The transition from Student to Professional Artist can often be a painful process, full of missteps and difficult lessons learned. I'm still deeply within the learning portion of this journey and continually growing with every falter, but here are some things that would have made the start considerably easier!
Get a Contract.
As a gullible Sophomore during my Winter Break, a friend of a friend offered me the opportunity to design an entire line of advertising for a spinoff company funded by a major corporation. The mix of wanting to please my friend, the prospect of possible connections, and the decent payment offered by my contact at this new business, all were exciting beyond belief. I felt very professional and creative, being offered such an important freelance job like that!

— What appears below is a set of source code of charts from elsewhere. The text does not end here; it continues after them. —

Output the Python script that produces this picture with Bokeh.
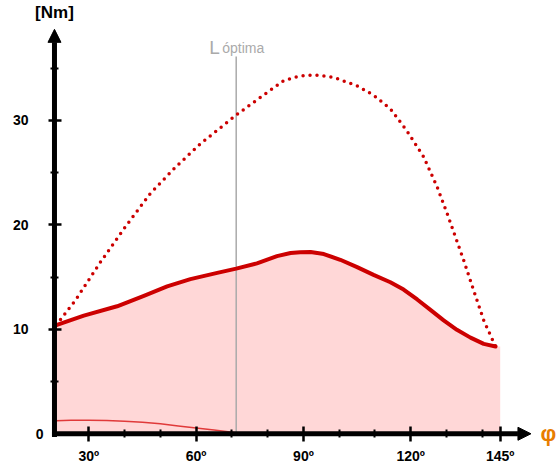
from bokeh.plotting import figure
from bokeh.models import Range1d, LinearAxis, FixedTicker, Arrow, NormalHead, Label
from bokeh.embed import file_html
from bokeh.resources import INLINE

# ---- data ----
angle_real = [20.9, 28.6, 37.9, 45.4, 51.9, 58.4, 65.9, 71.2, 77.0, 82.6, 86.4,
              89.1, 92.0, 95.7, 100.3, 105.0, 109.6, 114.3, 118.0, 121.8, 125.5,
              129.2, 132.9, 136.7, 140.4, 143.7]
torque_real = [10.4, 11.3, 12.2, 13.2, 14.1, 14.8, 15.4, 15.8, 16.3, 17.0, 17.3,
               17.38, 17.4, 17.2, 16.65, 15.95, 15.2, 14.5, 13.8, 12.85, 11.85,
               10.85, 9.95, 9.2, 8.6, 8.35]
angle_max = [20.9, 26.3, 33.2, 40.2, 47.2, 54.2, 61.2, 71.2, 78.0, 84.5, 88.5,
             92.9, 98.5, 105.0, 109.6, 114.3, 118.9, 123.6, 127.4, 130.2, 134.8,
             137.6, 140.4, 143.7]
torque_max = [10.4, 12.8, 16.4, 19.8, 23.0, 25.5, 27.75, 30.5, 32.2, 33.8, 34.2,
              34.35, 34.1, 33.3, 32.4, 31.1, 29.0, 26.5, 23.6, 21.05, 16.6,
              13.7, 10.85, 8.35]
angle_low = [20.9, 25, 30, 35, 40, 45, 50, 55, 60, 65, 70, 71.2]
torque_low = [1.25, 1.3, 1.3, 1.28, 1.2, 1.1, 0.95, 0.75, 0.55, 0.35, 0.15, 0.08]
l_optima = 71.2

x_major = [30, 60, 90, 120, 145]
x_minor = [40, 50, 70, 80, 100, 110, 130, 140]
x_labels = {30: "30º", 60: "60º", 90: "90º", 120: "120º", 145: "145º"}
y_major = [10, 20, 30]
y_minor = [5, 15, 25, 35]
y_zero = [0]

RED = "#cc0000"
x0 = 20.4       # where the vertical axis sits
x_fill_end = 145

p = figure(width=558, height=464, output_backend="svg", toolbar_location=None,
           x_range=Range1d(5.31, 161.3), y_range=Range1d(-2.94, 41.46),
           min_border_left=0, min_border_bottom=0, min_border_top=0,
           min_border_right=0, x_axis_type=None, y_axis_type=None)
p.outline_line_color = None
p.xgrid.visible = False
p.ygrid.visible = False

# fill under the real torque curve
p.varea(x=[x0] + angle_real + [x_fill_end], y1=0,
        y2=[torque_real[0]] + torque_real + [torque_real[-1]],
        fill_color="#ffd7d7", fill_alpha=1)

# L optima line
p.segment(x0=[l_optima], y0=[0], x1=[l_optima], y1=[36.1], line_color="#aaaaaa",
          line_width=1.5)

p.line(angle_low, torque_low, line_color="#e03a3a", line_width=1.5)
p.line(angle_max, torque_max, line_color=RED, line_width=3.5, line_dash="0 7",
       line_cap="round")
p.line(angle_real, torque_real, line_color=RED, line_width=4, line_join="round",
       line_cap="round")

# axes
xa = LinearAxis(ticker=FixedTicker(ticks=x_major, minor_ticks=x_minor))
xa.major_label_overrides = x_labels
ya = LinearAxis(ticker=FixedTicker(ticks=y_major, minor_ticks=y_minor))
yz = LinearAxis(ticker=FixedTicker(ticks=y_zero, minor_ticks=[]))
for ax in (xa, ya, yz):
    ax.axis_line_color = None
    ax.major_tick_line_color = "black"
    ax.major_tick_line_width = 2.5
    ax.minor_tick_line_color = "black"
    ax.minor_tick_line_width = 2
    ax.major_label_text_font = "Liberation Sans"
    ax.major_label_text_font_style = "bold"
    ax.major_label_text_font_size = "14px"
    ax.major_label_text_color = "black"
xa.major_tick_in = 7
xa.major_tick_out = 8
xa.minor_tick_in = 4
xa.minor_tick_out = 4
xa.major_label_standoff = 6
xa.fixed_location = 0
ya.major_tick_in = 7
ya.major_tick_out = 6
ya.minor_tick_in = 4
ya.minor_tick_out = 4
ya.major_label_standoff = 20
ya.fixed_location = x0
yz.major_tick_line_color = None
yz.major_tick_in = 0
yz.major_tick_out = 0
yz.major_label_standoff = 11
yz.fixed_location = x0
p.add_layout(xa, "below")
p.add_layout(ya, "left")
p.add_layout(yz, "left")

p.add_layout(Arrow(end=NormalHead(size=13, fill_color="black", line_color="black"),
                   x_start=x0 - 0.7, y_start=0, x_end=153.6, y_end=0,
                   line_width=5, line_color="black"))
p.add_layout(Arrow(end=NormalHead(size=13, fill_color="black", line_color="black"),
                   x_start=x0, y_start=-0.3, x_end=x0, y_end=38.7,
                   line_width=5, line_color="black"))

p.add_layout(Label(x=x0, y=39.4, text="[Nm]", text_font="Liberation Sans",
                   text_font_style="bold", text_font_size="17px",
                   text_align="center", text_baseline="bottom", text_color="black"))
p.add_layout(Label(x=158.5, y=0, text="φ", text_font="Liberation Sans",
                   text_font_style="bold", text_font_size="22px",
                   text_align="center", text_baseline="middle", text_color="#e87d00"))
p.add_layout(Label(x=l_optima - 7.5, y=36.95, text="L", text_font="Liberation Sans",
                   text_font_size="19px", text_align="left",
                   text_baseline="alphabetic", text_color="#aaaaaa"))
p.add_layout(Label(x=l_optima - 3.9, y=36.95, text="óptima", text_font="Liberation Sans",
                   text_font_size="14px", text_align="left",
                   text_baseline="alphabetic", text_color="#aaaaaa"))

open("out.html", "w").write(file_html(p, INLINE))
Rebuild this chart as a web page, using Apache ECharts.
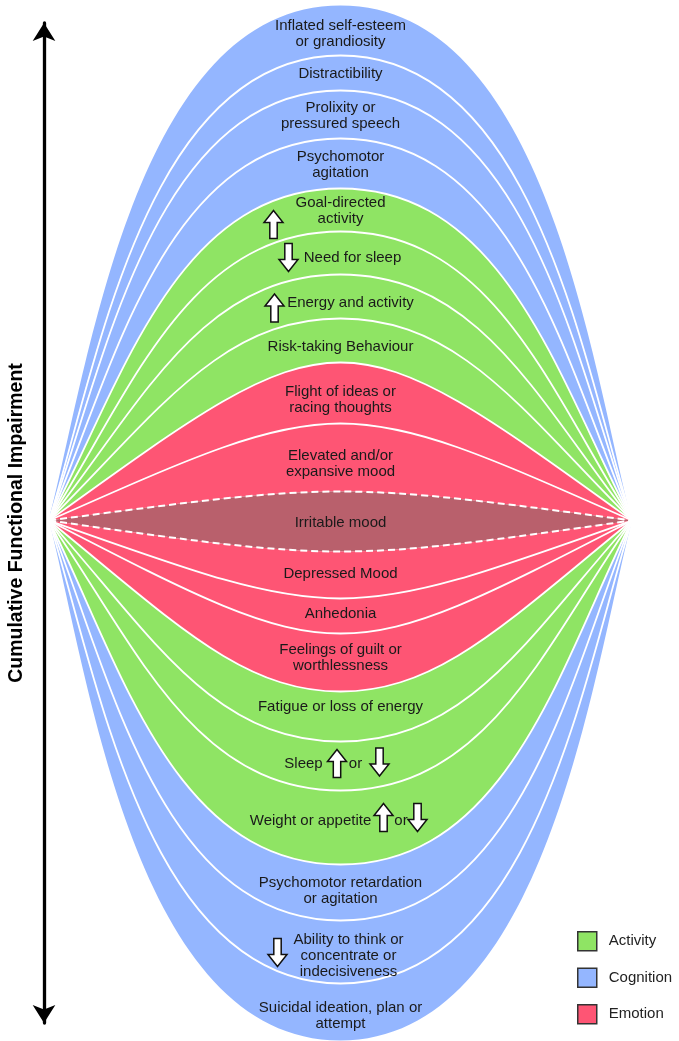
<!DOCTYPE html>
<html><head><meta charset="utf-8">
<script src="https://cdn.jsdelivr.net/npm/echarts@6/dist/echarts.min.js"></script>
<style>html,body{margin:0;padding:0;background:#fff}#c{width:679px;height:1041px}</style>
</head><body><div id="c"></div>
<script>
// ---------- data ----------
const categories = [
  "Inflated self-esteem\nor grandiosity", "Distractibility", "Prolixity or\npressured speech",
  "Psychomotor\nagitation", "Goal-directed\nactivity", "Need for sleep", "Energy and activity",
  "Risk-taking Behaviour", "Flight of ideas or\nracing thoughts", "Elevated and/or\nexpansive mood",
  "Irritable mood", "Depressed Mood", "Anhedonia", "Feelings of guilt or\nworthlessness",
  "Fatigue or loss of energy", "Sleep", "Weight or appetite",
  "Psychomotor retardation\nor agitation", "Ability to think or\nconcentrate or\nindecisiveness",
  "Suicidal ideation, plan or\nattempt"
];
const domains = [
  "Cognition", "Cognition", "Cognition", "Cognition",
  "Activity", "Activity", "Activity", "Activity",
  "Emotion", "Emotion", "Emotion", "Emotion", "Emotion", "Emotion",
  "Activity", "Activity", "Activity",
  "Cognition", "Cognition", "Cognition"
];
// direction markers attached to each symptom (up = increased, down = decreased)
const markers = [[], [], [], [], ["up"], ["down"], ["up"], [], [], [], [], [], [], [], [], ["up", "down"], ["up", "down"], [], ["down"], []];
// band boundaries: height of each boundary curve at the centre (top to bottom)
const boundaries = [515, 465, 430, 382, 332, 289, 246, 202, 158, 97, 29, -31, -78, -113, -171, -221, -270, -344, -400, -463, -520];
const dashedBoundaries = [10, 11];
const overlapBand = 10;
const legendNames = ["Activity", "Cognition", "Emotion"];
const axisTitle = "Cumulative Functional Impairment";
const connector = "or";

// ---------- styles / layout ----------
const colors = { Activity: "#8FE464", Cognition: "#94B6FF", Emotion: "#FE5574" };
const overlapColor = "#B9606C";
const FONT = "'Liberation Sans', Arial, sans-serif";
const HALF = 291.5;
// curve shape: inner (lens) and outer (ellipse-like) control handles, blended by boundary height
const SHAPE = { innerH: 158, outerH: 515, inner: [146, 0.667, 73], outer: [40, 0.30, 205] };
const labelNudge = [3.5, 0.5, 1.5, 1, 1, 4.5, 6, 6, 6.5, 6, 1, -1.5, -2.5, -5, -10, -2.5, -7, -1.5, 3.5, 3.5];
const markLayout = {
  4: { textDx: 0, arrows: [[-67, 13.5]] },
  5: { textDx: 12, arrows: [[-52, 0]] },
  6: { textDx: 10, arrows: [[-66, 5.5]] },
  15: { textDx: -37, arrows: [[-3.5, 0], [39, -1.5]], orDx: 15 },
  16: { textDx: -30, arrows: [[43, -3], [77, -3]], orDx: 60.5 },
  18: { textDx: 8, arrows: [[-63, -3]] }
};

function shapeOf(h) {
  const a = Math.abs(h);
  let w = (a - SHAPE.innerH) / (SHAPE.outerH - SHAPE.innerH);
  w = Math.sqrt(Math.max(0, Math.min(1, w)));
  return SHAPE.inner.map((v, i) => v + (SHAPE.outer[i] - v) * w);
}
// control points (data units) of the two cubic halves of one boundary curve
function ctrl(h) {
  const s = shapeOf(h), al = s[0], be = s[1] * h, ga = s[2];
  return [[-HALF, 0], [-HALF + al, be], [-ga, h], [0, h], [ga, h], [HALF - al, be], [HALF, 0]];
}
function f(p) { return p[0].toFixed(2) + " " + p[1].toFixed(2); }
function pts(api, h) { return ctrl(h).map(p => api.coord(p)); }
function curvePath(api, h) {
  const p = pts(api, h);
  return "M" + f(p[0]) + " C" + f(p[1]) + " " + f(p[2]) + " " + f(p[3]) + " C" + f(p[4]) + " " + f(p[5]) + " " + f(p[6]);
}
function bandPath(api, i) {
  const a = pts(api, boundaries[i]), b = pts(api, boundaries[i + 1]);
  return "M" + f(a[0]) + " C" + f(a[1]) + " " + f(a[2]) + " " + f(a[3]) + " C" + f(a[4]) + " " + f(a[5]) + " " + f(a[6]) +
    " C" + f(b[5]) + " " + f(b[4]) + " " + f(b[3]) + " C" + f(b[2]) + " " + f(b[1]) + " " + f(b[0]) + " Z";
}
function arrow(cx, cy, dir) {
  const H = 14, hw = 9.5, sw = 3.7, hh = 12, s = dir === "up" ? 1 : -1;
  const tip = cy - s * H, base = cy + s * H, neck = tip + s * hh;
  return {
    type: "polygon",
    shape: { points: [[cx, tip], [cx + hw, neck], [cx + sw, neck], [cx + sw, base], [cx - sw, base], [cx - sw, neck], [cx - hw, neck]] },
    style: { fill: "#fff", stroke: "#111", lineWidth: 1.5, lineJoin: "miter" }
  };
}
function fillSeries(name) {
  const idx = [];
  domains.forEach((d, i) => { if (d === name) idx.push({ value: [0, i] }); });
  return {
    name: name, type: "custom", coordinateSystem: "cartesian2d", xAxisIndex: 0, yAxisIndex: 0,
    silent: true, itemStyle: { color: colors[name] }, data: idx,
    renderItem: function (params, api) {
      const i = api.value(1);
      return {
        type: "path", shape: { pathData: bandPath(api, i) },
        style: { fill: i === overlapBand ? overlapColor : colors[name], stroke: null }
      };
    }
  };
}

const chart = echarts.init(document.getElementById("c"), null, { renderer: "canvas" });
chart.setOption({
  animation: false,
  backgroundColor: "#fff",
  grid: [
    { left: 49, right: 47, top: 0, bottom: 0 },
    { left: 44, width: 10, top: 23, bottom: 18 }
  ],
  xAxis: [
    { type: "value", min: -HALF, max: HALF, show: false, gridIndex: 0 },
    { type: "value", min: 0, max: 1, show: false, gridIndex: 1 }
  ],
  yAxis: [
    { type: "value", min: -520.5, max: 520.5, show: false, gridIndex: 0 },
    {
      type: "value", min: 0, max: 1, gridIndex: 1, position: "left",
      name: axisTitle, nameLocation: "middle", nameRotate: 90, nameGap: 17,
      nameTextStyle: { fontFamily: FONT, fontWeight: "bold", fontSize: 19.5, color: "#000" },
      axisLine: { show: true, symbol: ["arrow", "arrow"], symbolSize: [17, 18], lineStyle: { color: "#000", width: 3.3 } },
      axisTick: { show: false }, axisLabel: { show: false }, splitLine: { show: false }
    }
  ],
  legend: {
    data: legendNames, orient: "vertical", left: 572, top: 926,
    itemWidth: 19, itemHeight: 19, itemGap: 16, icon: "rect",
    itemStyle: { borderColor: "#333", borderWidth: 1.5 },
    textStyle: { fontFamily: FONT, fontSize: 15, color: "#222", padding: [0, 0, 0, 7] },
    selectedMode: false
  },
  series: [
    fillSeries("Cognition"), fillSeries("Activity"), fillSeries("Emotion"),
    {
      name: "boundaries", type: "custom", coordinateSystem: "cartesian2d", silent: true,
      data: boundaries.map((b, i) => ({ value: [0, i] })).slice(1, boundaries.length - 1),
      renderItem: function (params, api) {
        const i = api.value(1);
        const dashed = dashedBoundaries.indexOf(i) >= 0;
        return {
          type: "path", shape: { pathData: curvePath(api, boundaries[i]) },
          style: { fill: null, stroke: "#fff", lineWidth: dashed ? 2 : 1.8, lineDash: dashed ? [7, 4] : null }
        };
      }
    },
    {
      name: "labels", type: "custom", coordinateSystem: "cartesian2d", silent: true,
      data: categories.map((c, i) => ({ value: [0, i] })),
      renderItem: function (params, api) {
        const i = api.value(1);
        const top = api.coord([0, boundaries[i]]), bot = api.coord([0, boundaries[i + 1]]);
        const cx = top[0], cy = (top[1] + bot[1]) / 2 + labelNudge[i];
        const lay = markLayout[i] || { textDx: 0, arrows: [] };
        const children = [{
          type: "text", x: cx + lay.textDx, y: cy,
          style: { text: categories[i], fill: "#1a1a1a", fontFamily: FONT, fontSize: 15, lineHeight: 16, align: "center", verticalAlign: "middle" }
        }];
        markers[i].forEach((m, j) => {
          const a = lay.arrows[j];
          children.push(arrow(cx + a[0], cy + a[1], m));
        });
        if (lay.orDx !== undefined) {
          children.push({
            type: "text", x: cx + lay.orDx, y: cy,
            style: { text: connector, fill: "#1a1a1a", fontFamily: FONT, fontSize: 15, align: "center", verticalAlign: "middle" }
          });
        }
        return { type: "group", children: children };
      }
    }
  ]
});
</script>
</body></html>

To shorten a lengthy tale of harsh deadlines and waves of critique, I have yet to see a single penny of the agreed upon payment. As soon as the job was complete my phone calls and e-mails were no longer returned. I worried that the company may have gone under but, upon further investigation, they were doing quite well and using the fliers I had made for them. To this day the company in question has continued to grow and excel, thus pounding home my message.
Don't be a chump.
Get a contract.
Until you have their signature, your pen does not touch the paper.
I have had clients who know exactly what they want out of a project and clients who will give you complete freedom, both are dangerous in their own way. As an artist it is extremely important to get inside the head of the person or organization that commissions you. The best way to do this, for me, is a Skype conversation. This allows me to ask them on the spot questions about the material and receive their immediate reactions; sometimes their perspective on the project is slightly different from what they may write in an e-mail.
A client who knows exactly what they want can produce a difficult situation as what they see in their head may not be actually aesthetically pleasing. A commission is as much your work as it is theirs and your input and inspiration is essentially what they are paying you for. With clients like these it is important to inform them of issues you have with the design in the very early stages. Supplement the issues with fixes; bring many sketches to the table that offer solutions in your trademark style while still remaining true to their basic vision. What they want may not be any good and it is your job to use your psychic art powers to show them an alternative that strikes the same pleasing chords to them.
When dealing with a client who seems to not have an opinion, you may have to spend extra time with them. Present more sketches in a variety more diverse than you would usually. Once they settle on a sketch be sure they understand that backtracking will take time and money. Check in every once in a while with a progress report that details the project so far. Use your artistic intuition to determine how to proceed. Over time, your conceptual thinking will become more refined and you will be able to latch onto fresh concepts quickly, but until then I recommend a thorough Skype interrogation!
Know the Value of Your Time.
How long will it take you to do a professional level black and white sketch?
What about a full color illustration?
Does style and subject matter factor into the amount of time it will take?
Figuring these things out ahead of time will save you all-nighters of despair as you will be able to accurately give the customer an estimated time of arrival as well as an accurate bill. Does this mean the quicker you work, the less you'll have to charge? Not in my view of it. If anything your rates will raise as the continual work will drive your skill level up...you'll just have more free time to attain more commissions!
What have you learned the hard way through your professional art pursuits?